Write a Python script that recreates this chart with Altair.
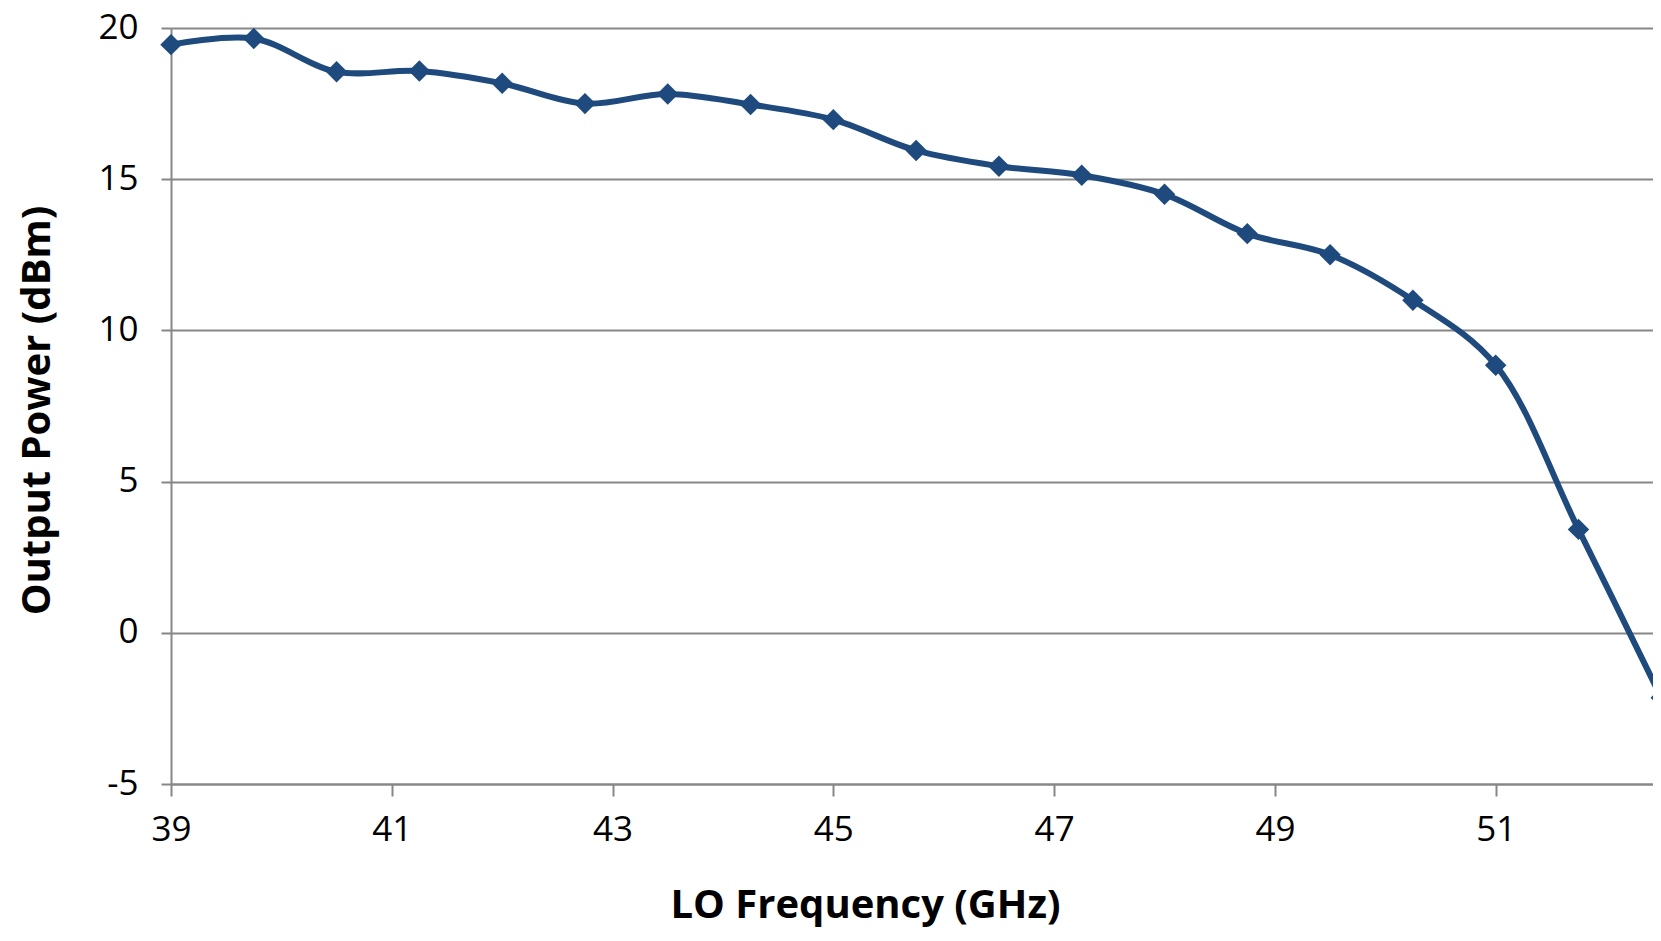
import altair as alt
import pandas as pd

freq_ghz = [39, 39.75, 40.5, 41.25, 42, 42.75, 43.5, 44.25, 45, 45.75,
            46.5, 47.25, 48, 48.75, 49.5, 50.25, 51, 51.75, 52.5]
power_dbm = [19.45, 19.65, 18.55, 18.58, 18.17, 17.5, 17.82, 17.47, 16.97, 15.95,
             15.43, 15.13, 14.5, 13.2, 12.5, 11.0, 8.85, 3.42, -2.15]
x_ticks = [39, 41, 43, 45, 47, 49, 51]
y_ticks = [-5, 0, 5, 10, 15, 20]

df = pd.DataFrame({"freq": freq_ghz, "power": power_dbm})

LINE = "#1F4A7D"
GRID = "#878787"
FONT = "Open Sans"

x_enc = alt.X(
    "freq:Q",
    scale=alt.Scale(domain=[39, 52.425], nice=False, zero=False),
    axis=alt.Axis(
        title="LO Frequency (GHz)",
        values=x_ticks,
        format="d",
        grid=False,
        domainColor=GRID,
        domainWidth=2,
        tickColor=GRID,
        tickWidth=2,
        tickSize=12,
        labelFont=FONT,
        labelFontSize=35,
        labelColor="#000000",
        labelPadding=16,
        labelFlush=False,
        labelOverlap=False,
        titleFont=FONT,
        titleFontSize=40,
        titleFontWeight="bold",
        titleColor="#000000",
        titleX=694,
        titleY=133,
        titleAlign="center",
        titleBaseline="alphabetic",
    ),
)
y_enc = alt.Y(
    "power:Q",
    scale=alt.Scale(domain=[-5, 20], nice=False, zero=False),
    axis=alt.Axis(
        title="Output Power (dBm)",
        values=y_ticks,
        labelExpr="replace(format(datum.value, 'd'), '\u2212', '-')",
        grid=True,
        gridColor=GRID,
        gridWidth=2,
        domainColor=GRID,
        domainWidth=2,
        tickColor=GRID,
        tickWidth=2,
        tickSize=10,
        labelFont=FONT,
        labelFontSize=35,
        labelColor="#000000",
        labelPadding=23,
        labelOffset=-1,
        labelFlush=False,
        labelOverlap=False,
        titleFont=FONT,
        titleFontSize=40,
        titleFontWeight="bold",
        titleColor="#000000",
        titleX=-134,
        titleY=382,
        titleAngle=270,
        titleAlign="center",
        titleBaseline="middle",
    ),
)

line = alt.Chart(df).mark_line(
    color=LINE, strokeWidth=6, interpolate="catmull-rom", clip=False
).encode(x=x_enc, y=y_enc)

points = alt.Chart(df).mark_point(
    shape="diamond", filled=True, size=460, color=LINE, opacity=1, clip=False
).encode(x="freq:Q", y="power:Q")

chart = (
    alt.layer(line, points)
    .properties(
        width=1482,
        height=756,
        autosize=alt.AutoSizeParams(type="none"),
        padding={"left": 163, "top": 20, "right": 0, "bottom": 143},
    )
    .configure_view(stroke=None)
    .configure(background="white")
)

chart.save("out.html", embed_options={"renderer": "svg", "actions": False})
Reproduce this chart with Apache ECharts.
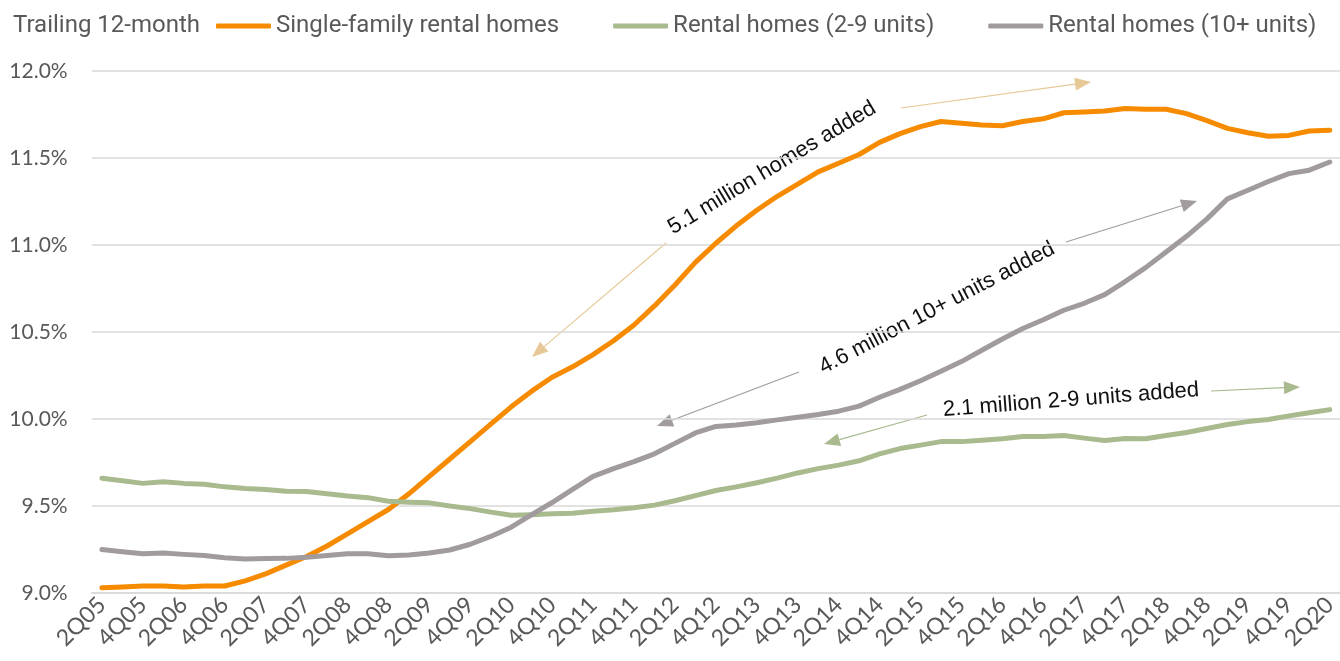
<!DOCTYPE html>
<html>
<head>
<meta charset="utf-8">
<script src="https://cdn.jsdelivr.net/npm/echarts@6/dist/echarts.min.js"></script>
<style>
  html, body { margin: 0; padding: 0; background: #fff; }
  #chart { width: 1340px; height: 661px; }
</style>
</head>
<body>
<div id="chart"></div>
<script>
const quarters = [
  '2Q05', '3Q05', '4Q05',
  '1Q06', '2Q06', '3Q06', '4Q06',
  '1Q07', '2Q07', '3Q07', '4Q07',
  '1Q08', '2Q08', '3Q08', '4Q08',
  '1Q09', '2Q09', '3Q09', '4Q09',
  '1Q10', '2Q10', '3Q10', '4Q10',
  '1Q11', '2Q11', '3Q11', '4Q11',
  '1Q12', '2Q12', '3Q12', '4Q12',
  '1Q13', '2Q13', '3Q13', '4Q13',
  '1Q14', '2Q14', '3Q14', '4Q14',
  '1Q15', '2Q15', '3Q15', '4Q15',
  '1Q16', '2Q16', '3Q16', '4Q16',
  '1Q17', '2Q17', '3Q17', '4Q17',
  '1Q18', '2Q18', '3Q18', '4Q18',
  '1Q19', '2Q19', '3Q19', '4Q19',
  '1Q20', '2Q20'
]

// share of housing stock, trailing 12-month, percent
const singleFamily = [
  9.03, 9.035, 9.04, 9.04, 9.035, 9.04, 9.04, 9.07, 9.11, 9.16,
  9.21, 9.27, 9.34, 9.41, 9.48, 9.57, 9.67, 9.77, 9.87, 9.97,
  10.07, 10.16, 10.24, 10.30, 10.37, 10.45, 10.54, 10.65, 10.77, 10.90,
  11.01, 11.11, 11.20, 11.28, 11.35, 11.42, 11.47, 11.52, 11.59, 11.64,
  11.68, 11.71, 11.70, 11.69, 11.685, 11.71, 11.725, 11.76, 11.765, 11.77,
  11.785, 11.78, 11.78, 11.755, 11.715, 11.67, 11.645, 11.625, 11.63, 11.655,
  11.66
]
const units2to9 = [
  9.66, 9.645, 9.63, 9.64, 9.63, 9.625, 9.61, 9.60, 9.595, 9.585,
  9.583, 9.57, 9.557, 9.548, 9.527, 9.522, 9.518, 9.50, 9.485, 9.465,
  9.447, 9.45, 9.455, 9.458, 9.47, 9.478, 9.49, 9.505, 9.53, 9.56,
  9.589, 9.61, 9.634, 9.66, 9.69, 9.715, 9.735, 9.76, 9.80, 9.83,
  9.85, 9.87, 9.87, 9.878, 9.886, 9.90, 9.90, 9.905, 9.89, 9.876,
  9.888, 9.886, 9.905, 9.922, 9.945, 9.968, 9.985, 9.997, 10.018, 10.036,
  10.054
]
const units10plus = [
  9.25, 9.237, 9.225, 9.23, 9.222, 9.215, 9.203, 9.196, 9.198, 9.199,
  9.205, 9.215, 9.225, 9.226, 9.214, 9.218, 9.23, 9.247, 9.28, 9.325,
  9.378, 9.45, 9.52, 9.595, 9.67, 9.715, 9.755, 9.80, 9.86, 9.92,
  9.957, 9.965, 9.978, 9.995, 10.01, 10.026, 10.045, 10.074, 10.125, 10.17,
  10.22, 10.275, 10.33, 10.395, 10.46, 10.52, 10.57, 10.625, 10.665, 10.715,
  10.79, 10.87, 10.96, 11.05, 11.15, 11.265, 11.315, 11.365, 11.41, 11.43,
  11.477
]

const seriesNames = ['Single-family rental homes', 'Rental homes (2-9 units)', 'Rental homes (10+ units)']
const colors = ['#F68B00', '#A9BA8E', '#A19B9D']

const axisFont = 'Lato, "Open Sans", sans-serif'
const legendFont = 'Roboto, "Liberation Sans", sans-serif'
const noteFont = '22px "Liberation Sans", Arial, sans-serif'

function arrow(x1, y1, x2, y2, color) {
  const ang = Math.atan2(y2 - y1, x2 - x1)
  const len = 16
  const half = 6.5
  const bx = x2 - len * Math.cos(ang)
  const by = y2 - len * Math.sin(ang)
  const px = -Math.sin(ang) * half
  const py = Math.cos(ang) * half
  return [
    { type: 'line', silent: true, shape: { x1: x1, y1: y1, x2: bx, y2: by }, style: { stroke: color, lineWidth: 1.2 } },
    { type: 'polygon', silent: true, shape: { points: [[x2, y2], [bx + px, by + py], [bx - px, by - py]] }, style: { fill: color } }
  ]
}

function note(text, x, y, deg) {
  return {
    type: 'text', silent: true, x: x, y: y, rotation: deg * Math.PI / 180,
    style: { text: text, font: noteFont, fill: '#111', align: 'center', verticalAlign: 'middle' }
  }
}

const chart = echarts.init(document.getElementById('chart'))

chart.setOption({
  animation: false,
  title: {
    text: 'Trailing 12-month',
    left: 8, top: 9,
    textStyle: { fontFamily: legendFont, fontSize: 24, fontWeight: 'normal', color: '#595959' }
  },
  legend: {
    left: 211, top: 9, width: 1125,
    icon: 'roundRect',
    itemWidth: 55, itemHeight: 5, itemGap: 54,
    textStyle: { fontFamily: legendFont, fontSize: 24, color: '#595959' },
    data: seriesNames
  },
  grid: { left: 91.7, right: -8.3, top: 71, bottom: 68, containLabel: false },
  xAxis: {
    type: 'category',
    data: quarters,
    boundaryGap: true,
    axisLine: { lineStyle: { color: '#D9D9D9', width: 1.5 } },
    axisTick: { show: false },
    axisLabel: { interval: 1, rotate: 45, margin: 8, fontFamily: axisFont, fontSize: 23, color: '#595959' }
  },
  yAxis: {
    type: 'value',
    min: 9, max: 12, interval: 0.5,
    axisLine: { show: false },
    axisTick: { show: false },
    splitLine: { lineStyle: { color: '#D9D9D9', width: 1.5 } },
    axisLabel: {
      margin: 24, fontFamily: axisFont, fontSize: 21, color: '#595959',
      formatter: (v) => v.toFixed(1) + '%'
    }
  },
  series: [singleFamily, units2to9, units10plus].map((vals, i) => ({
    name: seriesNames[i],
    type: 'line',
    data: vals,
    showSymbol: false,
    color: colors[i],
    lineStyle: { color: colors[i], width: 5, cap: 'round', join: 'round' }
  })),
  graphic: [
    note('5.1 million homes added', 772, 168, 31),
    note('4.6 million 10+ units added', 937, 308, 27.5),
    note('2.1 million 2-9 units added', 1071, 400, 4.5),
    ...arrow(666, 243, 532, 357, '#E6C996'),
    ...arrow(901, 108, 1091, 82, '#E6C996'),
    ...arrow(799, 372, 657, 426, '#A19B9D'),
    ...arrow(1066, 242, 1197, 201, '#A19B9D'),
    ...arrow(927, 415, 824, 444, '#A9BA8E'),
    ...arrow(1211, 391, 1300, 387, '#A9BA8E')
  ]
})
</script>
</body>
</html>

*Goal*
Please extract exactly the lines of the data, from the first through the line containing "import pandas as pd", and add no pictures to the copy.

*Output below*
Write a Python script that recreates this chart with Altair.
import altair as alt
import pandas as pd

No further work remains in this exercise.